• _Information supplied_
* * * * * * * * *
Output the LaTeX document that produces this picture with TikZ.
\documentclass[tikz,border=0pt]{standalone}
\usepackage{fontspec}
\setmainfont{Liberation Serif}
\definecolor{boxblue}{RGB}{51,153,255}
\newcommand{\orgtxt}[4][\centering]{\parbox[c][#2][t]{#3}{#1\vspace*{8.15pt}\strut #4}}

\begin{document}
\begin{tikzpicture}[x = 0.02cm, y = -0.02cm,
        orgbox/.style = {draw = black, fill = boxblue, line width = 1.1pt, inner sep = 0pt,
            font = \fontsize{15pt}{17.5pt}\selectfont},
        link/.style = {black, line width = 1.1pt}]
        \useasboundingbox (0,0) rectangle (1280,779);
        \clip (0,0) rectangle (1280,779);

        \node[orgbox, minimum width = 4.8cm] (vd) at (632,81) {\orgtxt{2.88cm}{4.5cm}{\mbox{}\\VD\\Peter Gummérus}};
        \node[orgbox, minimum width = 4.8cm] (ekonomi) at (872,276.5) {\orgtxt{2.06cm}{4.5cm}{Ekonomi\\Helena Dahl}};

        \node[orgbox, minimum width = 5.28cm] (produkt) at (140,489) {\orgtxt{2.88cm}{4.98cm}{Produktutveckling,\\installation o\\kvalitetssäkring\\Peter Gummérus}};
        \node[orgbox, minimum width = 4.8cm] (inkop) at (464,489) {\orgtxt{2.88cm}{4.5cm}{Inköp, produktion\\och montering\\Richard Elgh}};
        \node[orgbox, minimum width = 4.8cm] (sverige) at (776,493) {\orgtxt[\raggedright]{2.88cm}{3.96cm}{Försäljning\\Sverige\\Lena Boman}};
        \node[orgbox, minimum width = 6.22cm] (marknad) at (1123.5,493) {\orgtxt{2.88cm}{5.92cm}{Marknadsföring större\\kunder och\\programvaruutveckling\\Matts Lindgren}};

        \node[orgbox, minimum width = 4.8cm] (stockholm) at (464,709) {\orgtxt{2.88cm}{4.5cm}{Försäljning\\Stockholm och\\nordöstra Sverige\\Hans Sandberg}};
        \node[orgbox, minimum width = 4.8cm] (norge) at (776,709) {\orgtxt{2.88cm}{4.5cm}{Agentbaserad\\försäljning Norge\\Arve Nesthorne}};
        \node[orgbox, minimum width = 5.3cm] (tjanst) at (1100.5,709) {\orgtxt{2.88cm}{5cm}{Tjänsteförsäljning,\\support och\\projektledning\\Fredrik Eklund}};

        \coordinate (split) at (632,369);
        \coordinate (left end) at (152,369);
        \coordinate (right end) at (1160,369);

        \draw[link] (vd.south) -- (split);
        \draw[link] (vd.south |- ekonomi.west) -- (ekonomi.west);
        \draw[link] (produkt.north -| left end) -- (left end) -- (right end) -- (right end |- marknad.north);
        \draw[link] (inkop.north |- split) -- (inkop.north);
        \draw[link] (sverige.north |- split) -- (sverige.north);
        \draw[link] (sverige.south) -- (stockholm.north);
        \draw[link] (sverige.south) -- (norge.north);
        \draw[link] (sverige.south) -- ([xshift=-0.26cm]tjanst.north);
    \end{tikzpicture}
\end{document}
* * * * * * * * *
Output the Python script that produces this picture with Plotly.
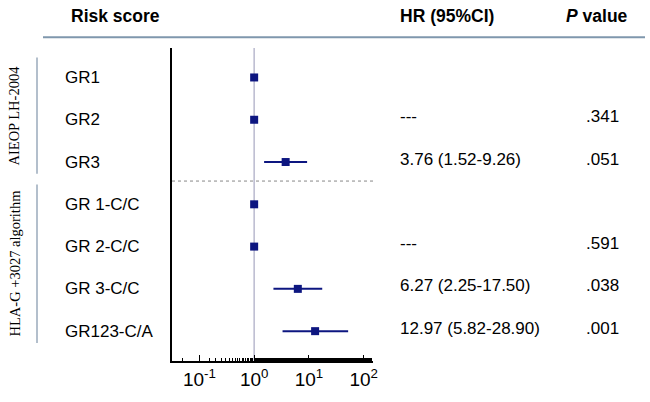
* * * * * * * * *
• _Exercise brief_
Output the lines of the records above exactly as they appear, from the line containing "Output the LaTeX" through the line containing "width = 5.3cm]".

• _Response for this exercise_
Output the LaTeX document that produces this picture with TikZ.
\documentclass[tikz,border=0pt]{standalone}
\usepackage{fontspec}
\setmainfont{Liberation Serif}
\definecolor{boxblue}{RGB}{51,153,255}
\newcommand{\orgtxt}[4][\centering]{\parbox[c][#2][t]{#3}{#1\vspace*{8.15pt}\strut #4}}

\begin{document}
\begin{tikzpicture}[x = 0.02cm, y = -0.02cm,
        orgbox/.style = {draw = black, fill = boxblue, line width = 1.1pt, inner sep = 0pt,
            font = \fontsize{15pt}{17.5pt}\selectfont},
        link/.style = {black, line width = 1.1pt}]
        \useasboundingbox (0,0) rectangle (1280,779);
        \clip (0,0) rectangle (1280,779);

        \node[orgbox, minimum width = 4.8cm] (vd) at (632,81) {\orgtxt{2.88cm}{4.5cm}{\mbox{}\\VD\\Peter Gummérus}};
        \node[orgbox, minimum width = 4.8cm] (ekonomi) at (872,276.5) {\orgtxt{2.06cm}{4.5cm}{Ekonomi\\Helena Dahl}};

        \node[orgbox, minimum width = 5.28cm] (produkt) at (140,489) {\orgtxt{2.88cm}{4.98cm}{Produktutveckling,\\installation o\\kvalitetssäkring\\Peter Gummérus}};
        \node[orgbox, minimum width = 4.8cm] (inkop) at (464,489) {\orgtxt{2.88cm}{4.5cm}{Inköp, produktion\\och montering\\Richard Elgh}};
        \node[orgbox, minimum width = 4.8cm] (sverige) at (776,493) {\orgtxt[\raggedright]{2.88cm}{3.96cm}{Försäljning\\Sverige\\Lena Boman}};
        \node[orgbox, minimum width = 6.22cm] (marknad) at (1123.5,493) {\orgtxt{2.88cm}{5.92cm}{Marknadsföring större\\kunder och\\programvaruutveckling\\Matts Lindgren}};

        \node[orgbox, minimum width = 4.8cm] (stockholm) at (464,709) {\orgtxt{2.88cm}{4.5cm}{Försäljning\\Stockholm och\\nordöstra Sverige\\Hans Sandberg}};
        \node[orgbox, minimum width = 4.8cm] (norge) at (776,709) {\orgtxt{2.88cm}{4.5cm}{Agentbaserad\\försäljning Norge\\Arve Nesthorne}};
        \node[orgbox, minimum width = 5.3cm] (tjanst) at (1100.5,709) {\orgtxt{2.88cm}{5cm}{Tjänsteförsäljning,\\support och\\projektledning\\Fredrik Eklund}};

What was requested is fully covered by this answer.